Rosenberg committed suicide after a business setback and during a period of marital strife. Joan believes the career she had built up to that time was destroyed, and that the suicide was an act of abandonment.

"I'm still angry. People come up to me and say, 'Oh, you'll get to heaven and you'll meet Edgar.' Oh, no, I won't. I don't ever want to see him again. I'm not interested. What he did to me, what he did to my daughter — what suicide does to the people who are left behind! I hope he's calm. I hope he's rested. But I don't want to go into eternity with him. I'm still too angry."

The suicide also created a well-known estrangement between Joan and Melissa. "It was very hard in the beginning," Joan said, "because she blamed me."

"I disagreed with how our relationship was handled," said Melissa. "I disagreed with the level of panic she went into. But it wasn't happening to me. It wasn't my career disappearing."

"I think we both hit really rock bottom about a year afterwards," Joan said. "And then … we realized, we're it. We are the family. We're very close, now."

Puncturing Star Egos

Among the biggest factors in rejuvenating Joan's career were the red carpet appearances she began making in the mid-'90s with Melissa. She punctured egos the way she always did in her standup comedy. The difference was — for a new generation — now it was live and in person.

For instance, she complained loudly and bluntly when she thought actor Kevin Costner had given his fianc&eacut;e an undersized engagement ring. "He must have convinced her, put this in the sun, it will grow," she said.

Does she care whether people are upset with her, or is it just part of the act?

"Of course you care," Joan says, "But my job is — the minute I hit the red carpet — to say what I think to the people that are watching me. I'm a critic. That's what I turn into."

It may surprise some of her targets to know that she admits to being thin-skinned. She says that people say things that hurt her, "All the time. Loudmouth. Vulgarian. Oh, God, yes, constantly."

"She's exceptionally thin skinned," Melissa says. "And it's interesting, because she'll never let it show until she gets home."

Joan deflects a lot of criticism by making herself the butt of her jokes, including jokes about the plastic surgery she's had.

In her speech accepting the honorary doctorate from the Pratt Institute, she told the graduates, "Do you know how thrilled I am, because as a doctor now, I can get a professional discount for plastic surgery!"

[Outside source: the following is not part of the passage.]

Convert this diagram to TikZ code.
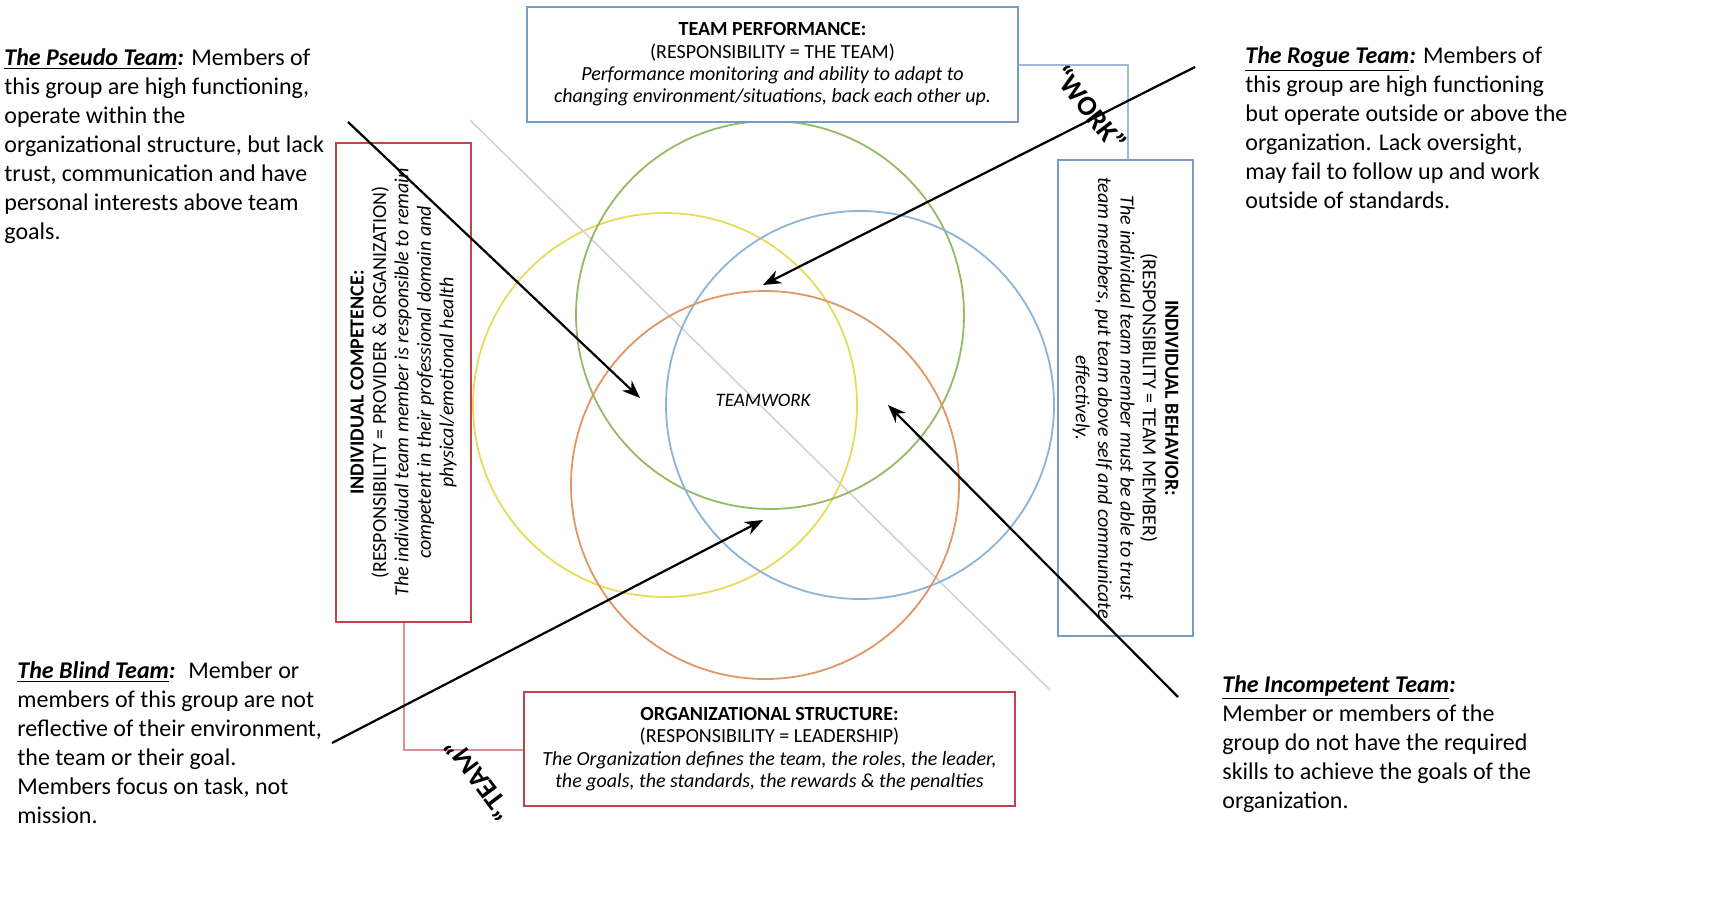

She says she began to talk about her plastic surgery because other stars who have undergone it denied they had facial work. Joan says she has had "One big face lift, you know, a big job. And then, I tweak. I will go in for the botox. I will say, 'This is not looking good on camera. Could we just pull that up?' "

Joan is also, by her own account, constantly insecure about her career. If the comedy doesn't work, she has Joan Rivers Worldwide, a business which has generated more than $500 million in overall sales of cosmetics, jewelry and fashion accessories. She markets her products extensively through appearances on QVC, and estimates that she spends about 60 per cent of her time on her growing enterprise.

"She won't accept that she's successful," Melissa says. "She won't accept that she's beautiful. She won't accept that she's a legend. She won't accept any of that. I think if she accepts it, she's scared she'll stop fighting to keep going."

What's missing in her life, Joan says, is a companion. But the most important thing is "making sure my daughter's gonna be OK. She's [divorced] and that's a tough time for her. And of course, my grandson. And those are my two priorities."

When Joan plays grandmother to Melissa's son, Cooper, "You cannot imagine the chaos that goes on," Melissa says. "I'll come down and she'll be trying to feed him Cool Whip for breakfast. And I'll say, 'Mom, you cannot do that. He has to eat better food.' And literally, not like three hours later, she'll say, 'You know, Melissa, he doesn't have a very good diet.' Really? Call me surprised! You just gave him Cool Whip for breakfast!"